A name for this English cottage might reference its stark white color or stone wall. (Image: Jupiterimages/Photos.com/Getty Images)

Street numbers and names, in the grand historical scheme of civilization, are a relatively new phenomenon, and have only been in use for the past couple of centuries. Before homeowners identified their dwelling by number and street name, they often used a house name that represented one of the structure’s identifying factors. Descriptive names such as Rose Manor told visitors what to look for when coming to visit: a large house with an abundance of rose bushes. Revisit this charming, nostalgic custom by naming your home similarly, even if it can only be used unofficially.

Visit the most social and visually interesting areas in and around your home, and observe the views from inside and outside your home at various times of the day. Look for noteworthy features like an unobstructed sunrise or sunset view, sun-drenched or shade-filled spots and think about the defining geographical features near your property, such as hills, gardens or bodies of water.

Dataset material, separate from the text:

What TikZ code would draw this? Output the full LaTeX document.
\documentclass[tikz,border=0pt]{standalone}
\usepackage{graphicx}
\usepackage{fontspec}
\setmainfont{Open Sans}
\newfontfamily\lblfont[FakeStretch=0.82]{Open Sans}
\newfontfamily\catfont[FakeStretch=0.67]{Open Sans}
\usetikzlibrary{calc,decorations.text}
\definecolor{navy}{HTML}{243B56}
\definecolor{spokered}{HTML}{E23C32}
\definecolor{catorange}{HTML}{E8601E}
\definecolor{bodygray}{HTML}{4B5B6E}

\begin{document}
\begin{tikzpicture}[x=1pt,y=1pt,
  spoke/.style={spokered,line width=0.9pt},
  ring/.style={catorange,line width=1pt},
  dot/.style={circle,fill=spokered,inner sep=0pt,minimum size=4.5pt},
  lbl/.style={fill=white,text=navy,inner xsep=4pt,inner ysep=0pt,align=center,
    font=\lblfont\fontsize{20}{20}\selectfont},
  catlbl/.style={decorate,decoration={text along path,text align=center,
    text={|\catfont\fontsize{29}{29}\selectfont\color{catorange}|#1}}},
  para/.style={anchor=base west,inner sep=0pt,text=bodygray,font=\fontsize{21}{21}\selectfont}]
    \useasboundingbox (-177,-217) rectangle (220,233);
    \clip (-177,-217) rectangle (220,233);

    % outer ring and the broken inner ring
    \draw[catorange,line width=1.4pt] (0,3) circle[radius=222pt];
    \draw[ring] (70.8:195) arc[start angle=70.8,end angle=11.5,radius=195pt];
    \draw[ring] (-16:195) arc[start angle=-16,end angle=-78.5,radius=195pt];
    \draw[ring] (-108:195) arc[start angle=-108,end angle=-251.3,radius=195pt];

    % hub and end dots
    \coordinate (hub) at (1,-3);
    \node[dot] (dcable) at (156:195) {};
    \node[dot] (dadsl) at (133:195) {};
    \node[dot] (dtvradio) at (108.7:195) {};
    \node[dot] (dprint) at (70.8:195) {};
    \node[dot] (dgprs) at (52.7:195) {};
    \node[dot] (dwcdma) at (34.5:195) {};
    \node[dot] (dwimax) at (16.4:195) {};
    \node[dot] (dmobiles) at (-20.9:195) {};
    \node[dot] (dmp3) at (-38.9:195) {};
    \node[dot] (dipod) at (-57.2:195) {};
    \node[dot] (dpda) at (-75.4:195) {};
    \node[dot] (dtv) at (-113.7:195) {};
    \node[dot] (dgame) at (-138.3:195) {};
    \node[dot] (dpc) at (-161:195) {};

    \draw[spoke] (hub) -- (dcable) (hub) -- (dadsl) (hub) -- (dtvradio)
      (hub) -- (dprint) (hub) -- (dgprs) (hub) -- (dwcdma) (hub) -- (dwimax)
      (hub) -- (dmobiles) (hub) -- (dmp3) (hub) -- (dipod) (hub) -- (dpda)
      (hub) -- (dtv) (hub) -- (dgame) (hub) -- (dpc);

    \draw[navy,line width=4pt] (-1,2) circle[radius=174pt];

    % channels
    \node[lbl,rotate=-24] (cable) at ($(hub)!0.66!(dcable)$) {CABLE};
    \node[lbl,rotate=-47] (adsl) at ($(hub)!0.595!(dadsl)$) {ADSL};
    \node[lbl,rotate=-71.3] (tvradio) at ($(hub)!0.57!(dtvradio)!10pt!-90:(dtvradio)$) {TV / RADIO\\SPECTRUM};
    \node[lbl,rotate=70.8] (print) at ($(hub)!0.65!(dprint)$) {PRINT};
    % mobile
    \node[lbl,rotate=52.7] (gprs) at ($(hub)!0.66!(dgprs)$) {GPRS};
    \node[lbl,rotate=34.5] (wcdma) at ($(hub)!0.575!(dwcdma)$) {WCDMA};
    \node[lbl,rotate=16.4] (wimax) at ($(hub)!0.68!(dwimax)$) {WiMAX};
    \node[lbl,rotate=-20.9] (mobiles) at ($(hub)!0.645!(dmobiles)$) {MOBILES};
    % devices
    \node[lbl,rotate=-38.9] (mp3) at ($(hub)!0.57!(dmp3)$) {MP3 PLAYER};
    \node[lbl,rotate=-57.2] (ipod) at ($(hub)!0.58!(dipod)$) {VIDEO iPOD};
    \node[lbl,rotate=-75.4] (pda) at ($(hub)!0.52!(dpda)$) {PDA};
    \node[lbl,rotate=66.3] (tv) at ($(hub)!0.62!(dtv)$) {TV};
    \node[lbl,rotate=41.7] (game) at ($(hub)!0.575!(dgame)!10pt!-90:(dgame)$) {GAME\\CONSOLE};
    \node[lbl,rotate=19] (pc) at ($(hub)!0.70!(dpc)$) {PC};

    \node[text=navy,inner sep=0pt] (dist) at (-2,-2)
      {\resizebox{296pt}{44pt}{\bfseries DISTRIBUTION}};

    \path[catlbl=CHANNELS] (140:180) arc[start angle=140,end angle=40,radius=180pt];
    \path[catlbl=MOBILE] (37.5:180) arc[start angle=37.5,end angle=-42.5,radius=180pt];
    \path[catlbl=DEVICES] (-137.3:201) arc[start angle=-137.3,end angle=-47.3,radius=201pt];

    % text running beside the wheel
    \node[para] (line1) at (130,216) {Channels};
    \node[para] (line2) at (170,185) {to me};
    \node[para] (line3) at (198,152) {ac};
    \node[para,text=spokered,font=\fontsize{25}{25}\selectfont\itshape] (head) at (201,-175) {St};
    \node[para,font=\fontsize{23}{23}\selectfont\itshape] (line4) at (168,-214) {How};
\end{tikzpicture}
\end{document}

Write down descriptive words that strike you as poignant or accurate terms for your home. Words like “sweet,” “peaceful,” “shady,” “rolling,” “quiet” and “old” invoke the descriptive qualities of traditional house names. Create a complete list of your favorite features.

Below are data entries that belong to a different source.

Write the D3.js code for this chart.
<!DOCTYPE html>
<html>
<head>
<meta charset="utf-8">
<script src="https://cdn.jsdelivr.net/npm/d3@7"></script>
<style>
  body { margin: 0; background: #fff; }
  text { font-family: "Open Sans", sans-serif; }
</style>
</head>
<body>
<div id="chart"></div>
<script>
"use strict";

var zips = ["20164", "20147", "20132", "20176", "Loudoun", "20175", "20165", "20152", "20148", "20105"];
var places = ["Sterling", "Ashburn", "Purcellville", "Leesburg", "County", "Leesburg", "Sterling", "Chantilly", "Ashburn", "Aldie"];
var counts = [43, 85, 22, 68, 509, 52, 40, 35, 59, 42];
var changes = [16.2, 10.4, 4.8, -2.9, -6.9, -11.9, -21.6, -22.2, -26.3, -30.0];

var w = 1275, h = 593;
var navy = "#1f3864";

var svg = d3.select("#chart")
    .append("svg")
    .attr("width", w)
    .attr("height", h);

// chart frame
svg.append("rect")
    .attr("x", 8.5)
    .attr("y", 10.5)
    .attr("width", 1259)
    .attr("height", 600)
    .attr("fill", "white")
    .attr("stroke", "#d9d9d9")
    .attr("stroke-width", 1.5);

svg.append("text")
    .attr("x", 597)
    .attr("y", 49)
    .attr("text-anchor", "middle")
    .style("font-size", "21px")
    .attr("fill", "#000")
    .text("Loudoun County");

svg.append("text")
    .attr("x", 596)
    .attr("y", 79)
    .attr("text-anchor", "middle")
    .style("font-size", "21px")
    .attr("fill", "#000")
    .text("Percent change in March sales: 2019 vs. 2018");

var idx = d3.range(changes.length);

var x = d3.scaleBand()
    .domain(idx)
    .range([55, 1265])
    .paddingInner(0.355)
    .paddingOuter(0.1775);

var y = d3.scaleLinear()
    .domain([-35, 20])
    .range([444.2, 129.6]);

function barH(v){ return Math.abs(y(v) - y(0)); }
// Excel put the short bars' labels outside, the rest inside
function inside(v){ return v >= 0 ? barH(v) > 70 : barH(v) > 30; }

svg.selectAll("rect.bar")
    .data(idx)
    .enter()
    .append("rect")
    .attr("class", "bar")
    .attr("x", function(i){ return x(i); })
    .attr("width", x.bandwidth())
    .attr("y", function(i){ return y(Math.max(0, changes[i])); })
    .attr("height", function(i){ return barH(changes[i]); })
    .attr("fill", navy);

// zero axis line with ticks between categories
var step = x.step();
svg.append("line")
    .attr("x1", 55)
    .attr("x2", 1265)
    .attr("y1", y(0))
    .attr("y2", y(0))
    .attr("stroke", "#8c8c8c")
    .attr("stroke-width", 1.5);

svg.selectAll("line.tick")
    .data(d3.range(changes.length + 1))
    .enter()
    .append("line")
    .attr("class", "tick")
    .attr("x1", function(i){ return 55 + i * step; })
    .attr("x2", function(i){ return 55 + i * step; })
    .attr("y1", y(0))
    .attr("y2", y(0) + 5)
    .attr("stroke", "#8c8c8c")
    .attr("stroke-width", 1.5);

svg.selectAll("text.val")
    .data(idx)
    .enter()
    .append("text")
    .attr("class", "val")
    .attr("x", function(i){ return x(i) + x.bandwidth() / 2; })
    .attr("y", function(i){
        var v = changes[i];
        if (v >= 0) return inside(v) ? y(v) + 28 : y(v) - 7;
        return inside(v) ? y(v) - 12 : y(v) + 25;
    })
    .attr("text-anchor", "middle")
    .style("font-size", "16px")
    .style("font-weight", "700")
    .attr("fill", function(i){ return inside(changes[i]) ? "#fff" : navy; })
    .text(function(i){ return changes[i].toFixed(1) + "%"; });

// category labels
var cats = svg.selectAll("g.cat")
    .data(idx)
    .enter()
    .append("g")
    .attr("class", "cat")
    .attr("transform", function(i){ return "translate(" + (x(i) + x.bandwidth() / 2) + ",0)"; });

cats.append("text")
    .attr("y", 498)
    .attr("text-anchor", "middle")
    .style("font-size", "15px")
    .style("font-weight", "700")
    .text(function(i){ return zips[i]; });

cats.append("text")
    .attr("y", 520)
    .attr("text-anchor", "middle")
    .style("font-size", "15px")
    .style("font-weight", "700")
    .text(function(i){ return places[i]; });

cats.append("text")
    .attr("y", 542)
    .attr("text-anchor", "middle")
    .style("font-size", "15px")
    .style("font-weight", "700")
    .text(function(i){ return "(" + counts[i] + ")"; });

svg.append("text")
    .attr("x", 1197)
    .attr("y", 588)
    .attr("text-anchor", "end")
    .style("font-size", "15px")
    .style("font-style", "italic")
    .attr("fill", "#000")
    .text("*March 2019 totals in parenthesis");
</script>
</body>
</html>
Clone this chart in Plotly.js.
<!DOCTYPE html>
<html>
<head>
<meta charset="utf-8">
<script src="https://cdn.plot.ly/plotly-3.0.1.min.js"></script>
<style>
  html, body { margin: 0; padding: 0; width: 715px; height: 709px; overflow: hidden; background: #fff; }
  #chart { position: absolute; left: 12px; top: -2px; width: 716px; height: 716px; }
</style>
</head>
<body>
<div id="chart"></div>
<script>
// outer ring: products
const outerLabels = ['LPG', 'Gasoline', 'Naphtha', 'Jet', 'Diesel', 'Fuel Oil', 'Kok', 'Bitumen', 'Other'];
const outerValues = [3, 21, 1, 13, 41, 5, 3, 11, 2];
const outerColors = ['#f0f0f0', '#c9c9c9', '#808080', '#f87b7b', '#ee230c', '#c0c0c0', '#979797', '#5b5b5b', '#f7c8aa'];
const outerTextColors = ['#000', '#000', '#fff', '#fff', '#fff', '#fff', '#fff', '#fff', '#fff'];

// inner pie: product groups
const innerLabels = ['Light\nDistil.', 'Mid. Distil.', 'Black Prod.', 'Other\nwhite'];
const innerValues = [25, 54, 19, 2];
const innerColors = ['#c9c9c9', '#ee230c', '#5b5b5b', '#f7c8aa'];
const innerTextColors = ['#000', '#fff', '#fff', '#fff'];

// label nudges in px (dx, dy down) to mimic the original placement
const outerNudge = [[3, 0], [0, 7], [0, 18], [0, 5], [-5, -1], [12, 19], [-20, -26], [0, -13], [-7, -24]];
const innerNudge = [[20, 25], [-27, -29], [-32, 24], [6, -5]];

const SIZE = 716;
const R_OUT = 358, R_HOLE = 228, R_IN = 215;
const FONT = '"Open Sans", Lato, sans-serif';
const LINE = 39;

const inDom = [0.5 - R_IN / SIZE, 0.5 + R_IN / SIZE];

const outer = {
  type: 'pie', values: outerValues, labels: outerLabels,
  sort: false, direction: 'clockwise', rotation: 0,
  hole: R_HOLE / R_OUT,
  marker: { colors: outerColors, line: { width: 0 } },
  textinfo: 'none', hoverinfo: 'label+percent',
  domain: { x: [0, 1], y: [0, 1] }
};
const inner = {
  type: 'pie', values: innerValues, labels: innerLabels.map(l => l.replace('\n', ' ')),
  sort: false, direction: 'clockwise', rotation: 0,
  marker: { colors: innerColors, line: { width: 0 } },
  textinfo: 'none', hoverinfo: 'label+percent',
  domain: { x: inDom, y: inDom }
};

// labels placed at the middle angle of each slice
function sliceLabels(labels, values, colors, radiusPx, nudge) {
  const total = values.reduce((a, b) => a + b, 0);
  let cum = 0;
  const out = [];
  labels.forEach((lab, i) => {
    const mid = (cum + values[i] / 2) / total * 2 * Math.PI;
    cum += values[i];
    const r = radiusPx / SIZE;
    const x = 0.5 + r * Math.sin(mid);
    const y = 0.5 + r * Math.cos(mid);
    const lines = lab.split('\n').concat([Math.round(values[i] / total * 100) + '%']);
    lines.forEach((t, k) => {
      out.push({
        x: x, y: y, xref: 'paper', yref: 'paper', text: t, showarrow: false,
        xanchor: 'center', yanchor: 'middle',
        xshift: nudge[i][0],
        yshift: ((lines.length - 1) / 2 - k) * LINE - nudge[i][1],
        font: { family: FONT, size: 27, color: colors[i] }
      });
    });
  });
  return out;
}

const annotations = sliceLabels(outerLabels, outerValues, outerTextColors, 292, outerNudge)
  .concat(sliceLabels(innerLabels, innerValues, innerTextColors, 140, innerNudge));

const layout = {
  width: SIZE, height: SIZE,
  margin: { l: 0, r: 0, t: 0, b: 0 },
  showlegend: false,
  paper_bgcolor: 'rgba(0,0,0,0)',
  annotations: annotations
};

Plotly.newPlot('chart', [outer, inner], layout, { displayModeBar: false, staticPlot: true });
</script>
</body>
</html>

Create a second list of words that describe what kind of house you’re naming. Use words like “cottage,” “bungalow” and “hut” for small houses; words like “house” and “villa” work for mid-sized homes; really large houses might take “manor,” “mansion” or “castle.” If the home once served another purpose, add words describing that purpose to your list, too. For example, you could describe a former school as an “academy” or “schoolhouse;” an old store as a “shop” or “market;” or an old church as a “rectory” or “chapel.”

Combine descriptive words from your lists in different combinations until you find one that describes your home and sounds good together; examples might include “Rolling Hills Manor,” “Quiet Lake School,” “Old Mountain Chapel,” “Shady Oakville” or “Sweet Sunrise Cottage.”

Tips & Warnings

  • If you don't want to tie your house's name to its physical characteristics or site, use meaningful personal symbols and favorite words to name your home, even those that have nothing to do with the house itself. If you love poppies, but live in the middle of the desert, you can still name your house "Poppy Cottage."
  • U.K. residents can legally change their house's name, although they will retain their assigned street number if they already have one. Contact your local council's engineering or highway department for the appropriate paperwork.
  • If your home already has a name with some historical significance, think twice before renaming it, which superstitious Britons believe brings homeowners bad luck. Nearby history buff neighbors may also take offense to new U.K. homeowners that rename historical structures.